Three years after the film, and six years after the publication of Nevil Shute's original novel (No Highway), there were two fatal crashes of the world's first jet passenger airliner, the de Havilland Comet. Investigation found that metal fatigue was the cause of both accidents, albeit in the main fuselage and not the tail section.

==Adaptations in other media==
On 28 April 1952, before a live studio audience, Stewart and Dietrich, along with a full cast, reprised their roles in an adaptation of No Highway in the Sky on the CBS Lux Radio Theatre. (Note: The radio broadcast featured Evelynne Eaton in the role of Miss Corder, the air steward, played in the film by Glynis Johns.)

A BBC Radio 4 Classic Serial was dramatised by Brian Gear in three episodes, broadcast weekly from 11 May 1986, starring John Clegg as Theodore Honey, Norman Bowler as Scott, and Margaret Robertson as Monica Teasdale.

No Highway, a BBC radio adaptation dramatised by Mike Walker with Paul Ritter as Honey, William Beck as Scott, and Fenella Woolgar as Teasdale was directed by Toby Swift for BBC Radio 4's Classic Serial in August 2010.
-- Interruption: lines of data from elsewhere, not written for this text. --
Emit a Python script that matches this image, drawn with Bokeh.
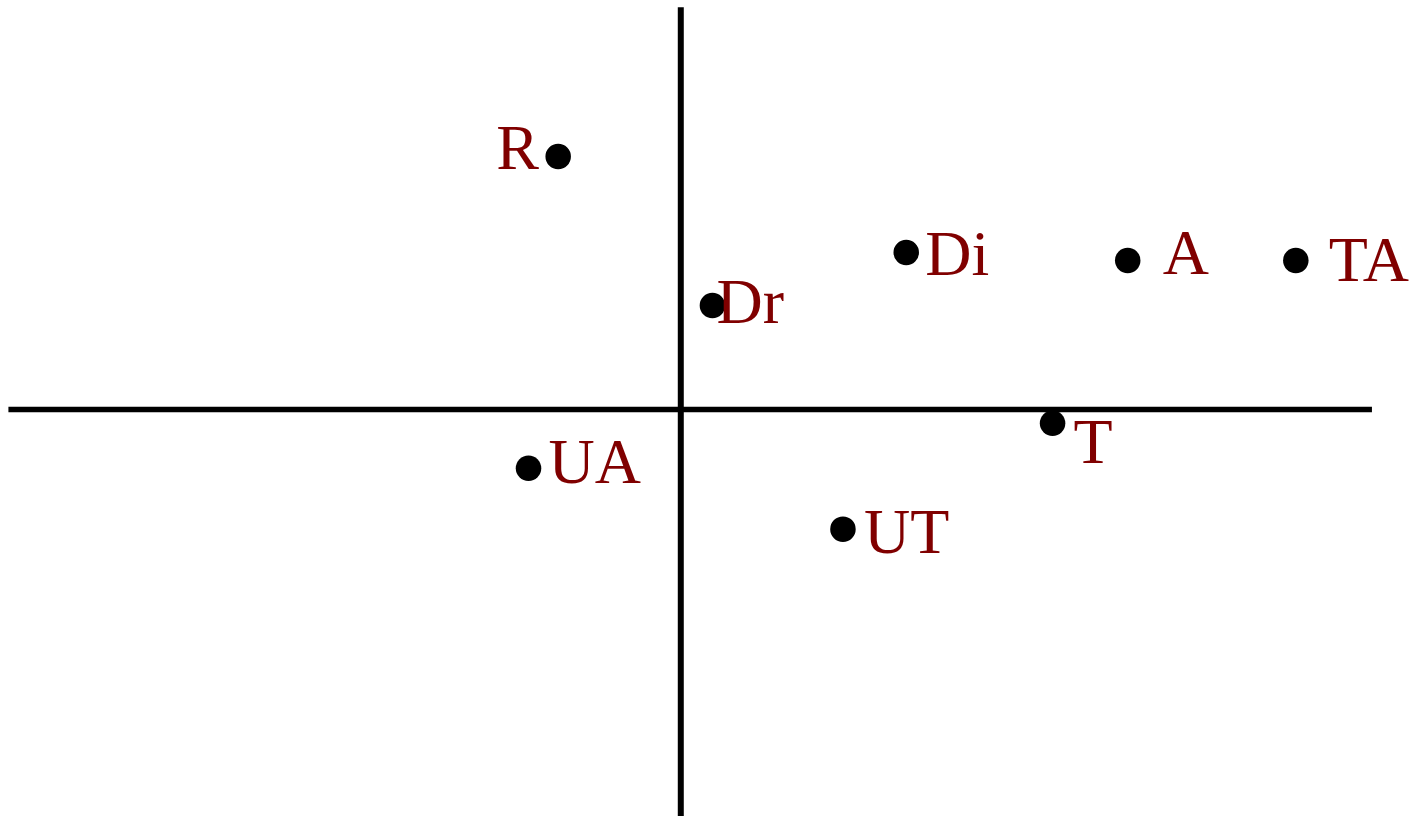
from bokeh.plotting import figure
from bokeh.models import ColumnDataSource
from bokeh.core.properties import value
from bokeh.embed import file_html
from bokeh.resources import INLINE

# ---- data ----
labels = ["R", "Dr", "Di", "A", "TA", "UA", "T", "UT"]
dim1 = [-0.31, 0.08, 0.57, 1.13, 1.555, -0.385, 0.94, 0.41]
dim2 = [0.645, 0.265, 0.40, 0.38, 0.38, -0.15, -0.035, -0.305]

# ---- label placement (screen pixels, style only) ----
label_dx = [-62, 4, 19, 35, 33, 20, 21, 21]
label_dy = [-9, -4, 1, -8, -1, -7, 18, 2]

W, H = 1411, 816
p = figure(width=W, height=H, output_backend="svg", toolbar_location=None,
           x_range=(-1.72, 1.8475), y_range=(-1.0375, 1.0425),
           x_axis_type=None, y_axis_type=None, min_border=0,
           outline_line_color=None, background_fill_color="white",
           border_fill_color="white")
p.grid.visible = False

# axis cross lines
p.line(x=[-1.7, 1.7475], y=[0, 0], line_color="black", line_width=5.5)
p.line(x=[0, 0], y=[1.025, -1.1], line_color="black", line_width=6)

src = ColumnDataSource(dict(x=dim1, y=dim2, lab=labels, dx=label_dx, dy=label_dy))
p.scatter(x="x", y="y", source=src, size=25.5, fill_color="black", line_color=None)
p.text(x="x", y="y", text="lab", source=src, x_offset="dx", y_offset="dy",
       text_font=value("Liberation Serif"), text_font_size="64px",
       text_color="#800000", text_align="left", text_baseline="alphabetic")

open("out.html", "w").write(file_html(p, INLINE))
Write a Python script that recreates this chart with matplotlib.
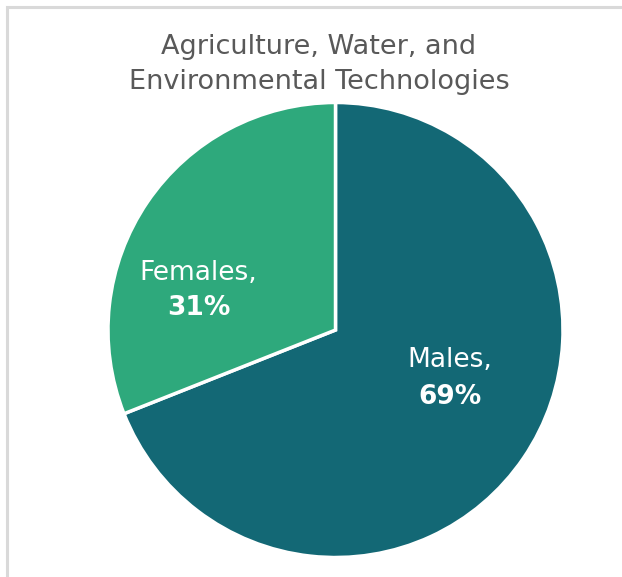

The central element of No Highway in the Sky (a concerned airline passenger having unique knowledge of an imminent danger, taking drastic action to eliminate it and being regarded as crazy) is comparable to that of The Twilight Zone episode "Nightmare at 20,000 Feet", starring William Shatner, although that involves damage caused by gremlin creature tearing at the wing. A similar additional scene in the 1983 Twilight Zone anthology feature film is that of the character played by John Lithgow, who like that of James Stewart, is portrayed as an engineering expert.